» **Problem to solve**
Collect all the lines that mention the word "script".

» **Information shown**
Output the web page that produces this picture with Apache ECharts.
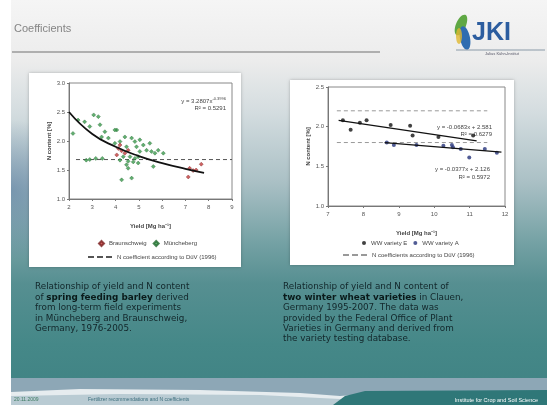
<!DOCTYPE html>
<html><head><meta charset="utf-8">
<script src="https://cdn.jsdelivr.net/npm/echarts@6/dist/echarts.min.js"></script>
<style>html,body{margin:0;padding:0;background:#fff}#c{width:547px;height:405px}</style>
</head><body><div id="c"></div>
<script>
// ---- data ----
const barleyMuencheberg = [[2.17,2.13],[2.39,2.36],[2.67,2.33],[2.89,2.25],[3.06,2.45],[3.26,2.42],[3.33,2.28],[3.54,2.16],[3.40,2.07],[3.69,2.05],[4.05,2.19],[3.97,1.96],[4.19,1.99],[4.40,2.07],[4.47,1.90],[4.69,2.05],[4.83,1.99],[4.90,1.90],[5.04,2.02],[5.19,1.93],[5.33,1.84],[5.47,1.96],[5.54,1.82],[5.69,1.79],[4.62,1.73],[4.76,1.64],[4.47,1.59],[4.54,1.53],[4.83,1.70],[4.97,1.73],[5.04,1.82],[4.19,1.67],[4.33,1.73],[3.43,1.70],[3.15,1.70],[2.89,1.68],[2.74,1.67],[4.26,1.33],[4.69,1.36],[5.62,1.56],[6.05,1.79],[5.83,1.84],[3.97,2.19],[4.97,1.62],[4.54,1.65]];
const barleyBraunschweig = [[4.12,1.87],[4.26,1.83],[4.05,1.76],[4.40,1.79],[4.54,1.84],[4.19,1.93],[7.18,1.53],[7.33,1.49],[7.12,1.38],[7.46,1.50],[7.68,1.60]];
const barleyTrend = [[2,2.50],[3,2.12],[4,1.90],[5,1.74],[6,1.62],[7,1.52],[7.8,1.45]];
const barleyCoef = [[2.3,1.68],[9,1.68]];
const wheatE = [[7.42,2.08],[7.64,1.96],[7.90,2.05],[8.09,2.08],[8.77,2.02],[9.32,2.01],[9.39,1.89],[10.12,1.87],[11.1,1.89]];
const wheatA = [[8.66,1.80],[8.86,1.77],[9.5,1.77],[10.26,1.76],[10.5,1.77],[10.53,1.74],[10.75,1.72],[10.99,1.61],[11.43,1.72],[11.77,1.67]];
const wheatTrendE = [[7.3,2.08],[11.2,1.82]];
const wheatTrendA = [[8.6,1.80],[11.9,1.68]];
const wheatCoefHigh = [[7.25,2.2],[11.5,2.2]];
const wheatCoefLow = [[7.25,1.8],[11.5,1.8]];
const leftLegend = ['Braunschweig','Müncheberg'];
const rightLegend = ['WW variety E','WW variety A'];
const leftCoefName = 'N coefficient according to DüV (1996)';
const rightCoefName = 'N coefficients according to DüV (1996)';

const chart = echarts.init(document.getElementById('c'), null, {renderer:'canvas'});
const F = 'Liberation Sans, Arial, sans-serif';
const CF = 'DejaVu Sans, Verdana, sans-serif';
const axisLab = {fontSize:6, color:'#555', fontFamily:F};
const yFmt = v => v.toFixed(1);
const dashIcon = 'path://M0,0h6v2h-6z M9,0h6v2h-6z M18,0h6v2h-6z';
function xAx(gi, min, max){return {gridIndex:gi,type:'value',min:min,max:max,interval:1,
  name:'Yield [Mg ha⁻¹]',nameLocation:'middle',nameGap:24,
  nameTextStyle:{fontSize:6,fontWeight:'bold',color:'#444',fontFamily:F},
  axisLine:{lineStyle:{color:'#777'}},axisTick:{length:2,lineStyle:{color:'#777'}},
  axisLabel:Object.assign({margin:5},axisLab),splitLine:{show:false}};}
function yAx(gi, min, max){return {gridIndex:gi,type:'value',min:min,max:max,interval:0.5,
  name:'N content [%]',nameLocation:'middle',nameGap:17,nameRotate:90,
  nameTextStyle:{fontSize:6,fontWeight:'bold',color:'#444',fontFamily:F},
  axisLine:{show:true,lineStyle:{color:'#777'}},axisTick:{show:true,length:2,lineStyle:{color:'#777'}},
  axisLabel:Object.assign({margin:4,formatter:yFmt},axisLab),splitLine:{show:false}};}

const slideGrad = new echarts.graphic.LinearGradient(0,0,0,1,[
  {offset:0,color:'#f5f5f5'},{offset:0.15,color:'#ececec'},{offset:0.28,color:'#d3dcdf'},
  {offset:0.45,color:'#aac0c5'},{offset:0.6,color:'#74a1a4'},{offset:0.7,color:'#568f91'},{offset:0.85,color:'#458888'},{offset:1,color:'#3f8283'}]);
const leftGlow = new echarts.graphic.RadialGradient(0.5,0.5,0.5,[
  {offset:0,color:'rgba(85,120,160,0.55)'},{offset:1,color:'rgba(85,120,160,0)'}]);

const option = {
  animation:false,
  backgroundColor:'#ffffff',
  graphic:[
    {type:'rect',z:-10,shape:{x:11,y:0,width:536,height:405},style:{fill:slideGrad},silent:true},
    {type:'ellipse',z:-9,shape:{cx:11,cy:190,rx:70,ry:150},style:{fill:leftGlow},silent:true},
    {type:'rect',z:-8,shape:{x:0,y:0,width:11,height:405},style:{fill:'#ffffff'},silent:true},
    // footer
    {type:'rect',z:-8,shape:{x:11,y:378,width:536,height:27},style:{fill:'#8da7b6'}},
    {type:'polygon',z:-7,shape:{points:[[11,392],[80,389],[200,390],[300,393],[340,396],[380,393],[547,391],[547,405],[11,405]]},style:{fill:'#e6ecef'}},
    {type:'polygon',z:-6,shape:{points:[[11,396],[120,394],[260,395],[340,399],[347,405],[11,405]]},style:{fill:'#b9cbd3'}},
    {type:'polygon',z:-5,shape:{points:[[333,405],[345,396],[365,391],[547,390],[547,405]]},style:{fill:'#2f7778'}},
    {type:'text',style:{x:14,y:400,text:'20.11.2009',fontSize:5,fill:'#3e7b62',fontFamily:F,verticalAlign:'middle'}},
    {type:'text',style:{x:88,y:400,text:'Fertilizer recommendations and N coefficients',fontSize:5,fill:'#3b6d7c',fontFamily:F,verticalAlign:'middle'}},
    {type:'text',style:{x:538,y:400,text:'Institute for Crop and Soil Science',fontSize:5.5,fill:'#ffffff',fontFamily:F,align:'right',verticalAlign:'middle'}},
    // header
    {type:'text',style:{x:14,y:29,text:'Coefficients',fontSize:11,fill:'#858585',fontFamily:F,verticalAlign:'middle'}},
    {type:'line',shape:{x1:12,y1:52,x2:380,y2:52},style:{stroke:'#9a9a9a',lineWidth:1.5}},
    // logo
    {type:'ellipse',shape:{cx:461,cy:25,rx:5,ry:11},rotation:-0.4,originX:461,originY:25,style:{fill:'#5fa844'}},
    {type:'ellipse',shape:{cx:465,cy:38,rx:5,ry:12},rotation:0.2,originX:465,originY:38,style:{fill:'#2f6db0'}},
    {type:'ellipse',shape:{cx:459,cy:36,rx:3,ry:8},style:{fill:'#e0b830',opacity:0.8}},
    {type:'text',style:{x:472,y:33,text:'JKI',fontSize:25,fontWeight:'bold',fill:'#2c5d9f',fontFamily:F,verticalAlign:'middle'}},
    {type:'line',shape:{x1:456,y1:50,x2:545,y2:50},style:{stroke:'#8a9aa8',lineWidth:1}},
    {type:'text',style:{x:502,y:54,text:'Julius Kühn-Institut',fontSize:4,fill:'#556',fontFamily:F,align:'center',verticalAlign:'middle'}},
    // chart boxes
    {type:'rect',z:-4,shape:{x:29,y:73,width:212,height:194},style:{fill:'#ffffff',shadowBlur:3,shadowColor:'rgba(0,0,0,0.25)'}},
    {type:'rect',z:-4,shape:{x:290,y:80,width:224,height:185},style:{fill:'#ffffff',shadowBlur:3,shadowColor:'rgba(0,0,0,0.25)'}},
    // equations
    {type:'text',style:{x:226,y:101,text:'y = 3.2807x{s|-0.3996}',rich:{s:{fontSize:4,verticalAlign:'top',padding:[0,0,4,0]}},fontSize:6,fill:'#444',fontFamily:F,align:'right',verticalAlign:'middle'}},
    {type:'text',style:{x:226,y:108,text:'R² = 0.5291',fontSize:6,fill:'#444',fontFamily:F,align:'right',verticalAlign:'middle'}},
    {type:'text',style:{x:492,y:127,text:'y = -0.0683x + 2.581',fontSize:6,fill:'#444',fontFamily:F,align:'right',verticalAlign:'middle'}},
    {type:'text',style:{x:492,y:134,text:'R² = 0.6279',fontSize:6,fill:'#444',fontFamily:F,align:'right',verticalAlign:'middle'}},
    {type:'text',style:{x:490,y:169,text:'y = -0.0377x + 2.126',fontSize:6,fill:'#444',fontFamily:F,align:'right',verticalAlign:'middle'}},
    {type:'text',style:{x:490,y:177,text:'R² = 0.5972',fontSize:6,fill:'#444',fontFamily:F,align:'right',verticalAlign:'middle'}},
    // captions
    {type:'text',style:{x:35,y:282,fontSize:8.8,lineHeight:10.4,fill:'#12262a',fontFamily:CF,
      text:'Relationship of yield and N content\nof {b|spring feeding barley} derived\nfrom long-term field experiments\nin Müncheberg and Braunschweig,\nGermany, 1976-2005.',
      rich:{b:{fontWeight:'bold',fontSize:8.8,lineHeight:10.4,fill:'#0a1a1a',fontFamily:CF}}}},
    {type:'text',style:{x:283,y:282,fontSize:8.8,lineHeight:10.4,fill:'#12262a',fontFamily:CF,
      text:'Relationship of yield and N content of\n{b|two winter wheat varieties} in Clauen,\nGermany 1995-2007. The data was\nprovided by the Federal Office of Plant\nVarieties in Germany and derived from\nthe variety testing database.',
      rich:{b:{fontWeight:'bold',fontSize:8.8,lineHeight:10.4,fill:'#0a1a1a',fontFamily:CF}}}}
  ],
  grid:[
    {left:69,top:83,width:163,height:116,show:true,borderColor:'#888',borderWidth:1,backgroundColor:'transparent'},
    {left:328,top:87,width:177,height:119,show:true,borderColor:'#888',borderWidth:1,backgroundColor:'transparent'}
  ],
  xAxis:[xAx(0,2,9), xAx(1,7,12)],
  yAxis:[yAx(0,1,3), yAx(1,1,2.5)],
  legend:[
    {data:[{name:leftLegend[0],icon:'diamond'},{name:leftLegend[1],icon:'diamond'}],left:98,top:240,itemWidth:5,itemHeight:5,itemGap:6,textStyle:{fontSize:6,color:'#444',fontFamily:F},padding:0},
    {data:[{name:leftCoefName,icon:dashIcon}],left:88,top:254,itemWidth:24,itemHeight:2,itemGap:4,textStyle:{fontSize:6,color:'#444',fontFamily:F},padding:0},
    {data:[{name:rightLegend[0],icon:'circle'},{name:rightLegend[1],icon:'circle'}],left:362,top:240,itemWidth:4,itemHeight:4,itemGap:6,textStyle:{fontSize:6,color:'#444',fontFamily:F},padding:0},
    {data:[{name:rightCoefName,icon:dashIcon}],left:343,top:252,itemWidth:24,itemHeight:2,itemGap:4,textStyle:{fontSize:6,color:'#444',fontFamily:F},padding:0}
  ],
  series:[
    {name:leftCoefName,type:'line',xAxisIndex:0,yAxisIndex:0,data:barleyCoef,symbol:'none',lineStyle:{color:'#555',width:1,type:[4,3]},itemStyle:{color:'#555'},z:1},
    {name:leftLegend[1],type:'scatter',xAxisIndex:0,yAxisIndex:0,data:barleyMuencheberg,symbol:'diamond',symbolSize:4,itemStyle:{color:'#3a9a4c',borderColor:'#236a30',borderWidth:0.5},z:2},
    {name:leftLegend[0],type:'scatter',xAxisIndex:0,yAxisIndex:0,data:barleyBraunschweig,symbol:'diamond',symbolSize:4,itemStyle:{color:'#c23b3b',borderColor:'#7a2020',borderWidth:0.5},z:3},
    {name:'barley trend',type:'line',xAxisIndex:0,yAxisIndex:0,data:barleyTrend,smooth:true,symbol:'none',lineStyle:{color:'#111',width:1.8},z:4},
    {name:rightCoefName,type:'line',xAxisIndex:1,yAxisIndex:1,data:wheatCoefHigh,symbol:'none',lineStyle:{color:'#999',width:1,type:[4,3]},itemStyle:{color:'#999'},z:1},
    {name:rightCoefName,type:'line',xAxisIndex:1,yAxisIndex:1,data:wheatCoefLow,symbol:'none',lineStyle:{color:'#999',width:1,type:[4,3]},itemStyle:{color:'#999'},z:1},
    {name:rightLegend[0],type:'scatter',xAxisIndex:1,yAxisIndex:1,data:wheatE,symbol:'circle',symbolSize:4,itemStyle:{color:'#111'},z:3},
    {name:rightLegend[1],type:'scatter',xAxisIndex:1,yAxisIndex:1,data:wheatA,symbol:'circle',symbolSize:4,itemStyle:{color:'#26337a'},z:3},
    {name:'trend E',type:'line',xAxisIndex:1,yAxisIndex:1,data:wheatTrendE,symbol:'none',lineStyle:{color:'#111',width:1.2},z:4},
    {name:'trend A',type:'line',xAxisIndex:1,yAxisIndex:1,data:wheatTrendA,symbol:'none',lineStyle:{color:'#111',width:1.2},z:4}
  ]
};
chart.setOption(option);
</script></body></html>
...
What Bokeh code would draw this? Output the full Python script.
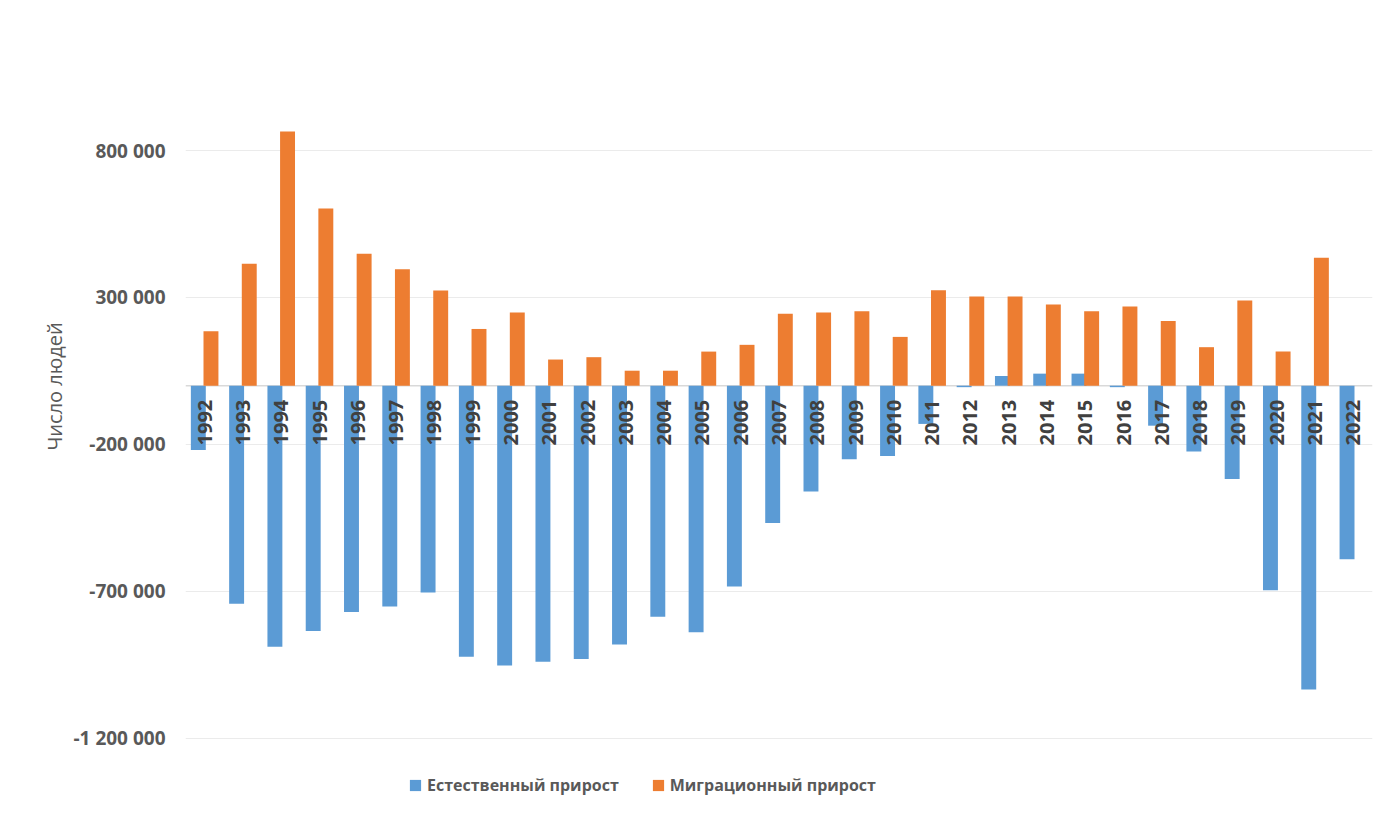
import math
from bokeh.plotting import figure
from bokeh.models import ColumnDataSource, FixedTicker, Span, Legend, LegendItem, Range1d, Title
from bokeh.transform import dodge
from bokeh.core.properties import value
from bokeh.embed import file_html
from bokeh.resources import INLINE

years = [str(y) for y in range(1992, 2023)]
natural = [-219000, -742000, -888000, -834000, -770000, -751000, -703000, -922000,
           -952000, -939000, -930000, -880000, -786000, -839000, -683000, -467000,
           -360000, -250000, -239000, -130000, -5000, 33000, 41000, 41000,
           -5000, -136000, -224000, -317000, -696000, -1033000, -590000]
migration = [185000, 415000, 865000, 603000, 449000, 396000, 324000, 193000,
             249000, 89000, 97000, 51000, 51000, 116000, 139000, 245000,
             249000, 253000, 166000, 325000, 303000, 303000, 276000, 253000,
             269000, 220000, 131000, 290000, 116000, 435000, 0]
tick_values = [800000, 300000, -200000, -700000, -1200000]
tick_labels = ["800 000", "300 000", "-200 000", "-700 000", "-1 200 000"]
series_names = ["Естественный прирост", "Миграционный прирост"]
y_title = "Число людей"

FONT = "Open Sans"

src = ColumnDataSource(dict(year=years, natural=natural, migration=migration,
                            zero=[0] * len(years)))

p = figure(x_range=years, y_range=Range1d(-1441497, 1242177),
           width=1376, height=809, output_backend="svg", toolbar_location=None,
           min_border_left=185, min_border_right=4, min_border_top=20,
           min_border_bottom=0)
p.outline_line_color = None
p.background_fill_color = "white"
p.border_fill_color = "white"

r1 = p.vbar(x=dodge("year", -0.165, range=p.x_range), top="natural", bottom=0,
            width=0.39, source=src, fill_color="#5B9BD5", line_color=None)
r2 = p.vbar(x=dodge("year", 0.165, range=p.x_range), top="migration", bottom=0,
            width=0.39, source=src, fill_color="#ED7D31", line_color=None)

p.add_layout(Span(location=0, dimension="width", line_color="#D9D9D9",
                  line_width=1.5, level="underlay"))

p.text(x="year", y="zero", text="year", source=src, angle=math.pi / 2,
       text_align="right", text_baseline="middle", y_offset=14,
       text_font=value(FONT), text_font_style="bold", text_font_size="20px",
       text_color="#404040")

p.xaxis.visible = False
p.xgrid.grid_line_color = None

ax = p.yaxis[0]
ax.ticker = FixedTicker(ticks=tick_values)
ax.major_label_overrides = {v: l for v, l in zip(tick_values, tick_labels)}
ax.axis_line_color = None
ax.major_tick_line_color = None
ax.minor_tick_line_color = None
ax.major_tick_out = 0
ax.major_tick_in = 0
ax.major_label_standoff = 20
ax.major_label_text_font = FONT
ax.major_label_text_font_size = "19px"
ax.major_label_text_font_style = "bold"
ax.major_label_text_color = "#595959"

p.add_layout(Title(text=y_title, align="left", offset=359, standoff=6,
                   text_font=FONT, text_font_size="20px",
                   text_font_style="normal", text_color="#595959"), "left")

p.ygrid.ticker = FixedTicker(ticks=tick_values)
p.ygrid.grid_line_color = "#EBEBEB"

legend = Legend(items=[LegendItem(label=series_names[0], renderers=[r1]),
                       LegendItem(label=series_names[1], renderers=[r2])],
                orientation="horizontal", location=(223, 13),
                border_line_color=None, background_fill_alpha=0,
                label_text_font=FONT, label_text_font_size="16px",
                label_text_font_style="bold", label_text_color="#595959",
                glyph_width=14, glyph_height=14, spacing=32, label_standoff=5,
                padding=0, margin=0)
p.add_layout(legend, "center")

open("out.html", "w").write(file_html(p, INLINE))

» **Written solution**
<script src="https://cdn.jsdelivr.net/npm/echarts@6/dist/echarts.min.js"></script>
<script>
</script></body></html>
What Bokeh code would draw this? Output the full Python script.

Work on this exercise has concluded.